Based on current information, we expect to see a negative organic growth performance in the first months of 2020. Provided that the situation improves in the second half of the year, and that we could benefit from our strongest quarter – July, August and September – we would expect to improve the performance and to reach for the full-year only a negative, single digit organic growth.

Solid results in 2019 and targets achieved
From a 2019 business year perspective, we have presented a solid set of results and achieved our targets. We have made important steps to further grow our company through the acceleration of our strategy of profitable growth – both from an organic perspective as well as through acquisitions. In this context, our turnover grew by +1.9%, reaching CHF 8,848.6 million. Organic growth for the year stood at 3.0%, with like-for-like contributing 0.6% and net new concessions adding 2.4%, thus achieving our target of organic growth communicated to the market. Moreover, our gross profit margin increased again by 40 base points and reached 60.2% following our ongoing negotiations with suppliers, the further standardization of our supply chain and the implementation of the commercial platforms.

The second target we had communicated to the market was to reach a mid-term range of CHF 350-400 million of equity free cash flow on a yearly basis – and with the CHF 383.3 million we reported for 2019, we perfectly met this expectation as well. This is an important result as it underlines our capability to generate resilient cash flows, allowing us to further invest in developing our company and to reduce our debt. At year-end 2019, our net debt had thus further decreased by CHF 184.2 million to CHF 3,102.0 million, which is the lowest level since 2015. Moreover, the Board of Directors decided to propose to the upcoming Annual General Shareholder Meeting the approval of a CHF 4.00 dividend per share.

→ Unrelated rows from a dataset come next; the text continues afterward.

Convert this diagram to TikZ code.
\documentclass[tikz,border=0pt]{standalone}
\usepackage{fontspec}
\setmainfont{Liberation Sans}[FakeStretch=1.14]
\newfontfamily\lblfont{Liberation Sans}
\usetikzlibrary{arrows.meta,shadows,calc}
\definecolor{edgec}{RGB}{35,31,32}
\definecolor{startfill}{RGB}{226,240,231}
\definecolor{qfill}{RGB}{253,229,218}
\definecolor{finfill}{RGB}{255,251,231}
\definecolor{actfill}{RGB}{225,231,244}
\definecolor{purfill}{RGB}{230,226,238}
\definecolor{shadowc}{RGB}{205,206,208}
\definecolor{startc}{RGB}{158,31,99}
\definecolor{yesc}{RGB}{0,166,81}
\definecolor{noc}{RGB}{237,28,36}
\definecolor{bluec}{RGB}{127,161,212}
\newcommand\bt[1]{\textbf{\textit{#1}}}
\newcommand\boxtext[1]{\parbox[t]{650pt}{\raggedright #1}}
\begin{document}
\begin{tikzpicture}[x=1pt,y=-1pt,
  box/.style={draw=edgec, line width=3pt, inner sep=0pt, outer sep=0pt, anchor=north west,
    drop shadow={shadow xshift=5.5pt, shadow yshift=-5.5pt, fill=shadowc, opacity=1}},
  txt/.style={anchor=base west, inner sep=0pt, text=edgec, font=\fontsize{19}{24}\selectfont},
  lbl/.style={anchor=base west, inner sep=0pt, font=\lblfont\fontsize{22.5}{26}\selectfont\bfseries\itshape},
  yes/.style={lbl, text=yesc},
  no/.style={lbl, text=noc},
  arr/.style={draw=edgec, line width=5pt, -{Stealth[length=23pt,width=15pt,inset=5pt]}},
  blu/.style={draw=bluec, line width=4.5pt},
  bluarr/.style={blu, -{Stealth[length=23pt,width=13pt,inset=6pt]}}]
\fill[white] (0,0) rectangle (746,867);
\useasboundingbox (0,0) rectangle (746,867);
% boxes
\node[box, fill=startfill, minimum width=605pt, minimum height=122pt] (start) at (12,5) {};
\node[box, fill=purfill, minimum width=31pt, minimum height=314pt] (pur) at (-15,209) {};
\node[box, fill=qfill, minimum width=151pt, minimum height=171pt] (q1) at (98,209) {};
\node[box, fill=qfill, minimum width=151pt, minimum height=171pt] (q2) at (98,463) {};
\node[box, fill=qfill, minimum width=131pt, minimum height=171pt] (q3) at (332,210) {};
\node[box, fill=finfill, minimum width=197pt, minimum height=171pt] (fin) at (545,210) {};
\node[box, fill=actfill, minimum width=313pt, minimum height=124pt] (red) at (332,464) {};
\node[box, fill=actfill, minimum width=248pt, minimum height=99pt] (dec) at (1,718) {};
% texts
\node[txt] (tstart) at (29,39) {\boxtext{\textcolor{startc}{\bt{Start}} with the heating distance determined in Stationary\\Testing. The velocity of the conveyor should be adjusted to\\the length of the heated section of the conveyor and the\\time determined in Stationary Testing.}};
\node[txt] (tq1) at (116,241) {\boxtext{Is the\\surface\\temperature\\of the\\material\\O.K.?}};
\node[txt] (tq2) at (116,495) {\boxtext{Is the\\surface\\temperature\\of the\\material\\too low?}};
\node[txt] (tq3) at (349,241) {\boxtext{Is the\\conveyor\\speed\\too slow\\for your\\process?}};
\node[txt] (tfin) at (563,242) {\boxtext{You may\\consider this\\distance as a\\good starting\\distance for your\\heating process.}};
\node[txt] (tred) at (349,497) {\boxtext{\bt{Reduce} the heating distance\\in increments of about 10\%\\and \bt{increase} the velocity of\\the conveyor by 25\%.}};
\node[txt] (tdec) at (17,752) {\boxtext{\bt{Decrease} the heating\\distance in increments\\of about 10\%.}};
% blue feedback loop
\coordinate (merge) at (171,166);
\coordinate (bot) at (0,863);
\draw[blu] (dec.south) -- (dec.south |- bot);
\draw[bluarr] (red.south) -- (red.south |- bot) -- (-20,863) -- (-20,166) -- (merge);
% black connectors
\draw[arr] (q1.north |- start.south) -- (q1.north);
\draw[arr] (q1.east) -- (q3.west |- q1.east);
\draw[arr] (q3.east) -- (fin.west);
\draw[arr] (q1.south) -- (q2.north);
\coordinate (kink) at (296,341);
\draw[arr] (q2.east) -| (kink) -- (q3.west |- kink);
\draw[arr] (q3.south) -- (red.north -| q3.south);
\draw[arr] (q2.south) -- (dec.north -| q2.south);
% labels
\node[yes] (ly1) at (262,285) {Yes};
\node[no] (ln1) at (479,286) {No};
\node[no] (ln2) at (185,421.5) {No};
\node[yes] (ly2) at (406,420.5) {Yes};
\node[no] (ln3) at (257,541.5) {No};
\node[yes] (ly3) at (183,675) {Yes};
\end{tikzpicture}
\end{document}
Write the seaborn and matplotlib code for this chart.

Thank you for your support With the implemented action plan, Dufry is well prepared to face the temporary, but challenging situation we discussed above. The best reaction to win this challenge is to stay focused on our defined initiatives and action plans, executing them thoroughly with the goal to drive sales, reduce costs and focus on cash generation. I thank you for your continued dedication and motivation to support our company.